Human side to history
In ‘Mountaintop,’ an imagined encounter challenges King legend
The time is the evening of April 3, 1968. The place is Room #306 of the Lorraine Motel in Memphis, Tenn. The guest is Dr. Martin Luther King Jr. And the weather is appropriately stormy.
And who is that knocking on the door at the start of Katori Hall’s “The Mountaintop,” the play that unfolds in this room and is now receiving its Chicago debut at Court Theatre?
No, it is not King’s most trusted colleague in the civil rights movement, the Rev. Ralph Abernathy, who King (David Alan Anderson) sent to buy the cigarettes he smoked only when out of the public spotlight. It is Camae (Lisa Beasley), the attractive young motel maid, dressed in a crisp yellow uniform and white apron. Provocative, uncensored and generally unimpressed and unintimidated by King, she has arrived with the coffee he ordered. And she does not leave quickly.
As it turns out, Camae is everything (and far more) than she appears to be. And it is no accident that she has arrived just days after King, who is planning to launch a Poor People’s Campaign, lent his support to the city’s striking black sanitation workers, and delivered his “I’ve Been to the Mountaintop” speech, with all its intimations of mortality.
Of course the encounter between Camae and an anxious, exhausted, self-doubting, guilt-ridden, narcissistic, justifiably paranoid 39-year-old King occurs on the evening before he would be gunned down by James Earl Ray while standing on the motel balcony.
So there you have it: the essential premise of Hall’s construct of a play that some might find objectionable for its playful debunking of a uniquely influential, history-altering leader, while others might applaud for its bluntly humanizing portrait of a larger-thanlife yet flawed human being. The crucial thing to remember here is that “The Mountaintop” is no documentary. Rather, it is a full-blown (and sharply feminist-oriented) fantasia.

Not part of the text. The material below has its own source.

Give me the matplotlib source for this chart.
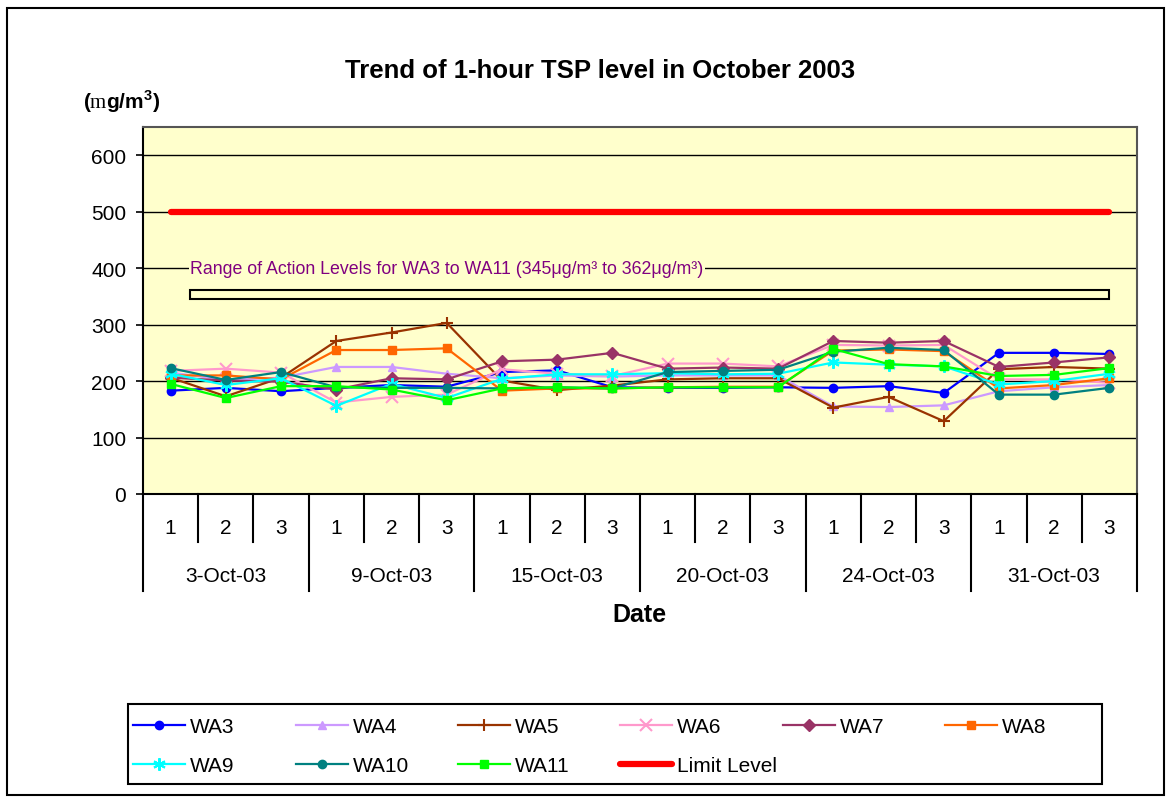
import matplotlib
matplotlib.use("Agg")
import matplotlib.pyplot as plt
from matplotlib.patches import Rectangle
from matplotlib.lines import Line2D
from matplotlib.transforms import blended_transform_factory
import numpy as np

plt.rcParams['font.family'] = ['Liberation Sans', 'DejaVu Sans']
plt.rcParams['mathtext.fontset'] = 'custom'
plt.rcParams['mathtext.rm'] = 'Liberation Serif'
plt.rcParams['mathtext.bf'] = 'Liberation Sans:bold'

# ---------------- data ----------------
dates = ["3-Oct-03", "9-Oct-03", "15-Oct-03", "20-Oct-03", "24-Oct-03", "31-Oct-03"]
sub_labels = ["1", "2", "3"]

WA3 = [183, 188, 182, 188, 193, 190, 216, 219, 189, 188, 188, 189, 188, 191, 179, 250, 250, 248]
WA4 = [215, 202, 206, 225, 225, 213, 205, 210, 208, 210, 210, 210, 155, 154, 157, 182, 189, 193]
WA5 = [206, 173, 206, 271, 286, 303, 201, 184, 192, 203, 205, 205, 153, 172, 129, 221, 225, 222]
WA6 = [218, 222, 215, 162, 172, 176, 221, 213, 209, 231, 231, 226, 264, 263, 264, 203, 203, 197]
WA7 = [206, 201, 199, 185, 205, 203, 235, 238, 250, 222, 224, 222, 271, 268, 271, 225, 233, 242]
WA8 = [210, 210, 203, 255, 255, 258, 183, 187, 187, 189, 190, 190, 254, 256, 253, 187, 193, 205]
WA9 = [213, 193, 205, 156, 195, 170, 204, 212, 212, 214, 212, 213, 233, 229, 226, 194, 200, 213]
WA10 = [223, 202, 216, 189, 188, 188, 187, 189, 187, 216, 218, 220, 252, 259, 255, 176, 176, 188]
WA11 = [195, 170, 191, 191, 185, 166, 187, 189, 187, 189, 189, 189, 257, 230, 226, 209, 211, 223]
limit_level = 500
action_low, action_high = 345, 362

series = [
    ("WA3", WA3, "#0000FF", "o", {}),
    ("WA4", WA4, "#CC99FF", "^", {}),
    ("WA5", WA5, "#993300", "+", {"markeredgewidth": 1.5, "markersize": 9}),
    ("WA6", WA6, "#FF99CC", "x", {"markeredgewidth": 1.5, "markersize": 8}),
    ("WA7", WA7, "#993366", "D", {}),
    ("WA8", WA8, "#FF6600", "s", {}),
    ("WA9", WA9, "#00FFFF", (6, 2, 0), {"markeredgewidth": 1.5, "markersize": 9}),
    ("WA10", WA10, "#008080", "o", {}),
    ("WA11", WA11, "#00FF00", "s", {}),
]

W, H = 1171, 803
fig = plt.figure(figsize=(W / 100, H / 100), dpi=100)
fig.patch.set_facecolor("white")

ax = fig.add_axes([143 / W, 1 - 495 / H, 994 / W, 367 / H])
ax.set_facecolor("#FFFFCC")

n = len(WA3)
x = np.arange(n)

handles = []
for name, vals, col, mk, extra in series:
    kw = dict(color=col, lw=1.6, marker=mk, markersize=6, markerfacecolor=col,
              markeredgecolor=col, zorder=3)
    kw.update(extra)
    ln, = ax.plot(x, vals, label=name, **kw)
    handles.append(ln)

lim, = ax.plot(x, [limit_level] * n, color="#FF0000", lw=4.5, solid_capstyle="round",
               zorder=4, label="Limit Level")
handles.append(lim)

ax.set_xlim(-0.5, n - 0.5)
ax.set_ylim(0, 650)
ax.set_yticks(np.arange(0, 601, 100))
ax.yaxis.grid(True, color="black", lw=1.0)
ax.set_axisbelow(True)
ax.set_xticks([])
ax.tick_params(axis="y", length=5, width=1.2, pad=7, labelsize=15, direction="out")

for s in ["left", "bottom"]:
    ax.spines[s].set_color("black")
    ax.spines[s].set_linewidth(1.5)
for s in ["top", "right"]:
    ax.spines[s].set_color("#555555")
    ax.spines[s].set_linewidth(1.5)

# action level box and label
ax.add_patch(Rectangle((0.35, action_low), (n - 1) - 0.35, action_high - action_low,
                       fill=False, edgecolor="black", lw=1.5, zorder=2))
ax.text(0.35, 400, "Range of Action Levels for WA3 to WA11 (345\u03bcg/m\u00b3 to 362\u03bcg/m\u00b3)",
        family=["Liberation Sans Narrow", "Liberation Sans"], fontsize=12.8, color="#800080",
        ha="left", va="center", zorder=2,
        bbox=dict(facecolor="#FFFFCC", edgecolor="none", pad=1))

# multi-level category axis
tr = blended_transform_factory(ax.transData, ax.transAxes)
for i in range(n):
    ax.text(i, -0.09, sub_labels[i % 3], transform=tr, ha="center", va="center", fontsize=15)
for g, d in enumerate(dates):
    ax.text(3 * g + 1, -0.2234, d, transform=tr, ha="center", va="center", fontsize=15)
for b in range(n + 1):
    y1 = -0.264 if b % 3 == 0 else -0.1308
    ax.add_line(Line2D([b - 0.5, b - 0.5], [0, y1], transform=tr, color="black",
                       lw=1.5, clip_on=False))

# titles
fig.text(600 / W, 1 - 71 / H, "Trend of 1-hour TSP level in October 2003", ha="center",
         va="center", fontsize=18.5, fontweight="bold")
fig.text(83 / W, 1 - 102 / H, r"($\mathrm{m}$g/m$^{\mathbf{3}}$)", ha="left", va="center",
         fontsize=15, fontweight="bold")
fig.text(639 / W, 1 - 615 / H, "Date", ha="center", va="center", fontsize=18,
         fontweight="bold")

# legend: one legend per column
cols_x = [133, 296, 458, 620, 783, 945]
col_items = [[0, 6], [1, 7], [2, 8], [3, 9], [4], [5]]
for cx, items in zip(cols_x, col_items):
    leg = fig.legend([handles[k] for k in items], [handles[k].get_label() for k in items],
                     loc="upper left", bbox_to_anchor=(cx / W, 1 - 718 / H),
                     frameon=False, fontsize=15, handlelength=2.5, handletextpad=0.25,
                     borderpad=0, borderaxespad=0, labelspacing=0.95)
fig.add_artist(Rectangle((128 / W, 1 - 785 / H), 974 / W, 80 / H, transform=fig.transFigure,
                         fill=False, edgecolor="black", lw=1.5))

# outer chart border
fig.add_artist(Rectangle((7 / W, 1 - 796 / H), 1157 / W, 787 / H, transform=fig.transFigure,
                         fill=False, edgecolor="black", lw=1.5))

fig.savefig("out.png", dpi=100)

It can be heavy-handed, but it also can be greatly entertaining.
It is best not to give away too much about how Hall’s play evolves. What can be said is that Camae quickly beguiles King (whose womanizing is no secret). She then proceeds to challenge him, preaching a raucous sermon that brings down the house. Later she reminds King that future generations will have to carry on with his work. (A mention of Jesse Jackson as the next torch-bearer elicits a sardonic response from King and, at the performance I attended, loud laughter from the audience.)
Under the winning direction of Ron OJ Parson, the two actors create just the right chemistry. Anderson, whose body type neatly resembles King’s, never succumbs to imitation, and he sustains the sense of panic and unease of a man clearly haunted by death threats. Beasley is sensational — at once fierce, funny and unpredictable.
Scott Davis’ motel room set is spoton (the Lorraine is now the site of the National Civil Rights Museum). And Mike Tutaj’s rapid-fire, grand-scale video finale brilliantly updates racial history since that fateful day in 1968.